The more frightened they get, the less capable they become, accidentally dropping weaponry, or trying to find out where noises came from and neglecting their duties. This is when you strike.
A fear bar in the bottom left helps you to ascertain just how pant-filling you've become, but the more you move, twist and reshape the environment, the easier it'll be to take down enemies.
EA and developers Eurocom reckon each level of the game is a puzzle - you just have to work out how to manipulate it. In some of the sections we played, you could blow up barrels and, in one museum section, knock over a hulking great dinosaur skeleton to really mess them up.
But there are multiple approaches: Batman comes armed with the usual gadgets, including the trusty old Batarang, though he's also equipped with Clancy favourites like flashbangs and smoke grenades.
These really ramp up the fear in foes: a flashbang will blind them temporarily and send them running mad, while a smoke grenade has the added benefit of masking your approach - useful when you're dressed as a six foot bat.

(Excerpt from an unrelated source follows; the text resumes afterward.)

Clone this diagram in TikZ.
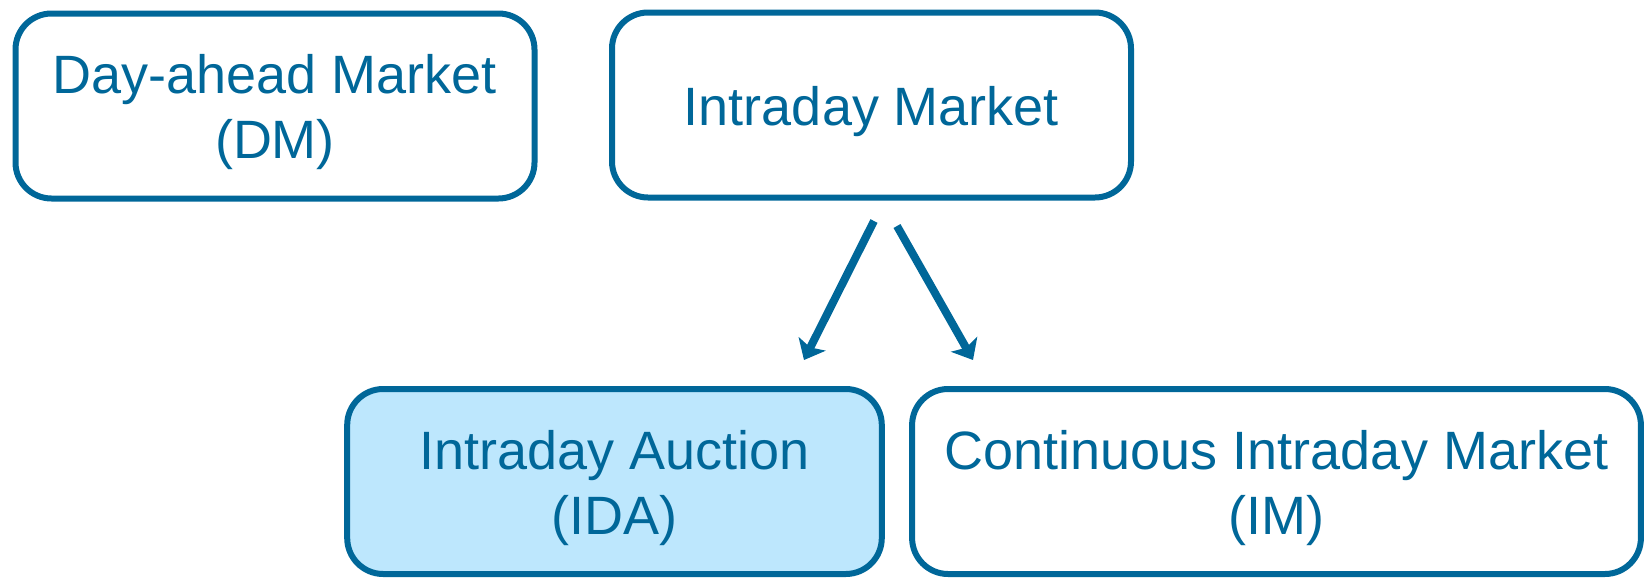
\documentclass[tikz,border=0pt]{standalone}
\usepackage{fontspec}
\setmainfont{Liberation Sans}
\usetikzlibrary{arrows.meta}

\begin{document}
\begin{tikzpicture}[x=0.5pt, y=-0.5pt, >={Stealth[length=9pt, width=15pt, inset=2pt]}, semithick]
%====Colori===============================================================
	\definecolor{marketblue}{RGB}{0,103,153}
	\definecolor{auctionblue}{RGB}{189,231,253}
%====Stile box e frecce===============================================================
	\tikzstyle{market}=[rectangle, rounded corners=18pt, draw=marketblue, line width=3pt, text=marketblue, font=\fontsize{27}{32.5}\selectfont, align=center, text height=26pt, minimum height=92.5pt, inner sep=0pt]
	\tikzstyle{twolines}=[text height=58.5pt]
	\tikzstyle{auction}=[market, fill=auctionblue]
	\tikzstyle{link}=[->, draw=marketblue, fill=marketblue, line width=4pt]
	\useasboundingbox (0,0) rectangle (1646,580);
%====Box e posizione===============================================================
	\node[market, twolines, minimum width=259.5pt]	(DM)	at (275,106)		{Day-ahead Market\\(DM)};
	\node[market, minimum width=259.5pt]				(IM)	at (871.5,105)		{Intraday Market};
	\node[auction, twolines, minimum width=267.3pt]	(IDA)	at (614.5,481.5)	{Intraday Auction\\(IDA)};
	\node[market, twolines, minimum width=364.4pt]	(CIM)	at (1276.5,481.5)	{Continuous Intraday Market\\(IM)};
%====Frecce===============================================================
	\draw[link]	([shift={(2.5,20.5)}]IM.south)		--	([shift={(189.5,-26)}]IDA.north);
	\draw[link]	([shift={(25.5,25.5)}]IM.south)	--	([shift={(-303.5,-26)}]CIM.north);
\end{tikzpicture}
\end{document}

Best of all, though, are the real bats. See, somewhere in that utility belt, the man-bat has trousered himself a stick full of ultrasonic frequency, and when he pushes the button, bats appear, flying towards enemies and creating confusion and fear, leaving you to mop up.
Tied into this is the combat. At heart, it's fairly simple. Relying entirely on three buttons, Batman can unleash the martial arts when he gets close enough, letting loose with a volley of destructo-kicks and punches.
So, once you've scared your enemy silly by creeping around them, you can move in for some up-close-and-personal twattage. Of course, the less scared you've made a foe, the more of a fight he puts up, so it's in your interests to dish out the spooks before you pile in with the thumping.